Zaledwie miesiąc od uruchomienia gry na Steamie (Early Access), na serwerach Wild West Online została garstka osób. Dosłownie garstka. W godzinach szczytu mamy… 54 osoby online (za SteamDB.com), co jak na grę MMORPG wygląda żałośnie.
Winni są oczywiście producenci WWO, którzy wypuścili zbugowany, źle zoptymalizowany i przekręcony tytuł. Zamiast epickiej przygody w westernowych klimatach, dostaliśmy namiastkę gry, która nie ma nic wspólnego z Dzikim Zachodem.

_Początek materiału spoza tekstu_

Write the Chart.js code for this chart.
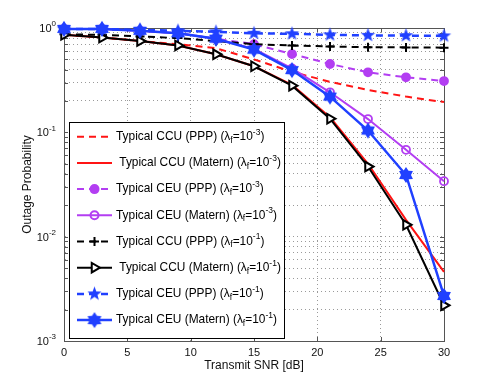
<!DOCTYPE html>
<html>
<head>
<meta charset="utf-8">
<script src="https://cdn.jsdelivr.net/npm/chart.js@4.4.1/dist/chart.umd.min.js"></script>
<style>
    html, body { margin: 0; padding: 0; background: #fff; }
    #wrap { width: 491px; height: 382px; }
</style>
</head>
<body>
<div id="wrap"><canvas id="chart" width="491" height="382"></canvas></div>
<script>
/* Outage probability vs transmit SNR */

const FONT = "'Liberation Sans', Arial, Helvetica, sans-serif";

// x positions (dB)
const snr = [0, 3, 6, 9, 12, 15, 18, 21, 24, 27, 30];

// series values
const ccuPPP3    = [0.86, 0.81, 0.75, 0.70, 0.64, 0.50, 0.38, 0.305, 0.255, 0.22, 0.195];
const ccuMatern3 = [0.86, 0.81, 0.75, 0.68, 0.56, 0.43, 0.285, 0.14, 0.05, 0.0145, 0.0046];
const ceuPPP3    = [0.98, 0.98, 0.94, 0.89, 0.79, 0.70, 0.563, 0.452, 0.376, 0.337, 0.31];
const ceuMatern3 = [0.98, 0.98, 0.94, 0.89, 0.79, 0.63, 0.41, 0.242, 0.134, 0.068, 0.034];
const ccuPPP1    = [0.87, 0.86, 0.83, 0.80, 0.75, 0.70, 0.68, 0.665, 0.655, 0.652, 0.648];
const ccuMatern1 = [0.86, 0.81, 0.75, 0.68, 0.56, 0.43, 0.28, 0.135, 0.047, 0.013, 0.0022];
const ceuPPP1    = [0.98, 0.98, 0.96, 0.94, 0.92, 0.89, 0.88, 0.86, 0.85, 0.845, 0.84];
const ceuMatern1 = [0.98, 0.98, 0.94, 0.89, 0.79, 0.62, 0.395, 0.22, 0.104, 0.039, 0.0027];

// axis ticks / labels
const xTicks = [0, 5, 10, 15, 20, 25, 30];
const yDecades = [1e-3, 1e-2, 1e-1, 1];
const yExpLabels = ['-3', '-2', '-1', '0'];

// legend text
const legendNames = [
    'Typical CCU (PPP)', ' Typical CCU (Matern)', 'Typical CEU (PPP)', 'Typical CEU (Matern)',
    'Typical CCU (PPP)', ' Typical CCU (Matern)', 'Typical CEU (PPP)', 'Typical CEU (Matern)'
];
const legendExps = ['-3', '-3', '-3', '-3', '-1', '-1', '-1', '-1'];

const RED = '#ff1414';
const PURPLE = '#b33ef2';
const BLUE = '#2040ff';
const DASH = [7, 5];

// filled star markers (MATLAB 'p' and 'h')
function makeStar(points, rOut, rIn, color) {
    const c = document.createElement('canvas');
    const s = Math.ceil(rOut * 2 + 2);
    c.width = s; c.height = s;
    const g = c.getContext('2d');
    g.fillStyle = color;
    g.beginPath();
    for (let i = 0; i < points * 2; i++) {
        const r = i % 2 === 0 ? rOut : rIn;
        const a = -Math.PI / 2 + i * Math.PI / points;
        const px = s / 2 + r * Math.cos(a), py = s / 2 + r * Math.sin(a);
        if (i === 0) g.moveTo(px, py); else g.lineTo(px, py);
    }
    g.closePath();
    g.fill();
    return c;
}
const pentagram = makeStar(5, 7.5, 3.1, BLUE);
const hexagram = makeStar(6, 8, 5, BLUE);

const series = [
    { data: ccuPPP3,    color: RED,    width: 2,   dash: DASH, marker: null },
    { data: ccuMatern3, color: RED,    width: 2,   dash: [],   marker: null },
    { data: ceuPPP3,    color: PURPLE, width: 2,   dash: DASH, marker: 'circle', radius: 4, fill: PURPLE },
    { data: ceuMatern3, color: PURPLE, width: 2,   dash: [],   marker: 'circle', radius: 4, fill: 'rgba(0,0,0,0)' },
    { data: ccuPPP1,    color: '#000', width: 2,   dash: DASH, marker: 'cross', radius: 4.5, fill: '#000' },
    { data: ccuMatern1, color: '#000', width: 2,   dash: [],   marker: 'triangle', radius: 5.5, rotation: 90, fill: '#fff' },
    { data: ceuPPP1,    color: BLUE,   width: 2.5, dash: DASH, marker: pentagram, radius: 7 },
    { data: ceuMatern1, color: BLUE,   width: 2.5, dash: [],   marker: hexagram, radius: 7 }
];

const datasets = series.map((s, i) => ({
    data: s.data.map((v, j) => ({ x: snr[j], y: v })),
    borderColor: s.color,
    backgroundColor: s.color,
    borderWidth: s.width,
    borderDash: s.dash,
    pointStyle: s.marker || 'circle',
    pointRadius: s.marker ? s.radius : 0,
    pointRotation: s.rotation || 0,
    pointBorderWidth: s.color === PURPLE ? 1.8 : 2,
    pointBorderColor: s.color,
    pointBackgroundColor: s.fill || s.color,
    tension: 0,
    clip: false,
    order: series.length - i
}));

function drawMarker(ctx, s, x, y) {
    if (!s.marker) return;
    ctx.save();
    ctx.setLineDash([]);
    ctx.lineWidth = 2;
    ctx.strokeStyle = s.color;
    ctx.fillStyle = s.fill || s.color;
    const r = s.radius;
    if (typeof s.marker === 'object') {
        ctx.drawImage(s.marker, x - s.marker.width / 2, y - s.marker.height / 2);
    } else if (s.marker === 'circle') {
        ctx.beginPath();
        ctx.arc(x, y, r, 0, Math.PI * 2);
        ctx.fill();
        ctx.stroke();
    } else if (s.marker === 'cross') {
        ctx.beginPath();
        ctx.moveTo(x - r, y); ctx.lineTo(x + r, y);
        ctx.moveTo(x, y - r); ctx.lineTo(x, y + r);
        ctx.stroke();
    } else if (s.marker === 'triangle') {
        ctx.beginPath();
        for (let k = 0; k < 3; k++) {
            const a = k * 2 * Math.PI / 3;
            const px = x + Math.cos(a) * r, py = y + Math.sin(a) * r;
            if (k === 0) ctx.moveTo(px, py); else ctx.lineTo(px, py);
        }
        ctx.closePath();
        ctx.fill();
        ctx.stroke();
    }
    ctx.restore();
}

const decorPlugin = {
    id: 'decor',
    beforeDatasetsDraw(chart) {
        const { ctx, chartArea: a, scales } = chart;
        ctx.save();
        ctx.strokeStyle = '#555';
        ctx.lineWidth = 1;
        ctx.beginPath();
        // box (top/right)
        ctx.moveTo(a.left, a.top + 0.5); ctx.lineTo(a.right, a.top + 0.5);
        ctx.moveTo(a.right + 0.5, a.top); ctx.lineTo(a.right + 0.5, a.bottom);
        // inward ticks
        scales.x.ticks.forEach(t => {
            const px = Math.round(scales.x.getPixelForValue(t.value)) + 0.5;
            ctx.moveTo(px, a.bottom); ctx.lineTo(px, a.bottom - 4);
            ctx.moveTo(px, a.top); ctx.lineTo(px, a.top + 4);
        });
        scales.y.ticks.forEach(t => {
            const py = Math.round(scales.y.getPixelForValue(t.value)) + 0.5;
            ctx.moveTo(a.left, py); ctx.lineTo(a.left + 4, py);
            ctx.moveTo(a.right, py); ctx.lineTo(a.right - 4, py);
        });
        ctx.stroke();
        ctx.restore();
    },
    afterDraw(chart) {
        const { ctx, chartArea: a, scales } = chart;
        ctx.save();
        ctx.fillStyle = '#111';

        // y tick labels 10^n
        yDecades.forEach((v, i) => {
            const py = scales.y.getPixelForValue(v);
            ctx.font = '8px ' + FONT;
            const supW = ctx.measureText(yExpLabels[i]).width;
            ctx.font = '11px ' + FONT;
            const baseW = ctx.measureText('10').width;
            const xs = 56 - supW;
            ctx.textBaseline = 'middle';
            ctx.textAlign = 'left';
            ctx.fillText('10', xs - baseW, py + 1);
            ctx.font = '8px ' + FONT;
            ctx.fillText(yExpLabels[i], xs, py - 4);
        });

        // axis titles
        ctx.font = '12px ' + FONT;
        ctx.textAlign = 'center';
        ctx.textBaseline = 'middle';
        ctx.fillText('Transmit SNR [dB]', (a.left + a.right) / 2, 366);
        ctx.save();
        ctx.translate(28, (a.top + a.bottom) / 2);
        ctx.rotate(-Math.PI / 2);
        ctx.fillText('Outage Probability', 0, 0);
        ctx.restore();

        // legend box
        const lx = 69.5, ly = 122.5, lw = 215, lh = 216;
        ctx.fillStyle = '#fff';
        ctx.fillRect(lx, ly, lw, lh);
        ctx.strokeStyle = '#000';
        ctx.lineWidth = 1;
        ctx.strokeRect(lx, ly, lw, lh);

        series.forEach((s, i) => {
            const y = 136.7 + i * 26.2;
            ctx.save();
            ctx.strokeStyle = s.color;
            ctx.lineWidth = s.width;
            ctx.setLineDash(s.dash);
            ctx.beginPath();
            ctx.moveTo(77, y); ctx.lineTo(112, y);
            ctx.stroke();
            ctx.restore();
            drawMarker(ctx, s, 94.5, y);

            ctx.fillStyle = '#000';
            ctx.textAlign = 'left';
            ctx.textBaseline = 'middle';
            let x = 116;
            const big = '11.9px ' + FONT, small = '8.5px ' + FONT;
            const parts = [
                [legendNames[i] + ' (', big, 0],
                ['\u03bb', big, 0],
                ['f', small, 3.5],
                ['=10', big, 0],
                [legendExps[i], small, -4.5],
                [')', big, 0]
            ];
            parts.forEach(([t, f, dy]) => {
                ctx.font = f;
                ctx.fillText(t, x, y + dy);
                x += ctx.measureText(t).width;
            });
        });
        ctx.restore();
    }
};

new Chart(document.getElementById('chart'), {
    type: 'line',
    data: { datasets: datasets },
    options: {
        responsive: false,
        animation: false,
        layout: { padding: { top: 28, right: 47, left: 0, bottom: 0 } },
        plugins: { legend: { display: false }, tooltip: { enabled: false } },
        scales: {
            x: {
                type: 'linear',
                min: 0,
                max: 30,
                afterBuildTicks: (scale) => { scale.ticks = xTicks.map(v => ({ value: v })); },
                afterFit: (scale) => { scale.height = 41; },
                ticks: { font: { size: 11, family: FONT }, color: '#111', padding: 5, maxRotation: 0 },
                grid: { color: '#9a9a9a', lineWidth: 1, drawTicks: false },
                border: { color: '#555', width: 1, dash: [1, 3] }
            },
            y: {
                type: 'logarithmic',
                min: 1e-3,
                max: 1,
                afterBuildTicks: (scale) => {
                    const t = [];
                    for (let d = 0; d < yDecades.length - 1; d++) {
                        for (let m = 1; m < 10; m++) t.push({ value: m * yDecades[d] });
                    }
                    t.push({ value: yDecades[yDecades.length - 1] });
                    scale.ticks = t;
                },
                afterFit: (scale) => { scale.width = 64; },
                ticks: { display: false, autoSkip: false },
                grid: { color: '#9a9a9a', lineWidth: 1, drawTicks: false },
                border: { color: '#555', width: 1, dash: [1, 3] }
            }
        }
    },
    plugins: [decorPlugin]
});
</script>
</body>
</html>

Nadchodzi wersja Free-To-Play? Jeszcze nie, ale lada moment ma zostać uruchomiony darmowy trial, który pozwoli nam bawić się do 20 lvl. Jeśli to nie pomoże przywrócić „zdrowej” populacji gry, to pewnie skończy się transformacją na F2P, a może nawet spektakularnym zamknięciem. Kto wie…
Tak niestety kończą gry, które robią z nas głupków. Twócy WWO myśleli chyba, że nie zauważymy tych elementarnych wad i będziemy się świetnie bawić. Nie z nami takie numery.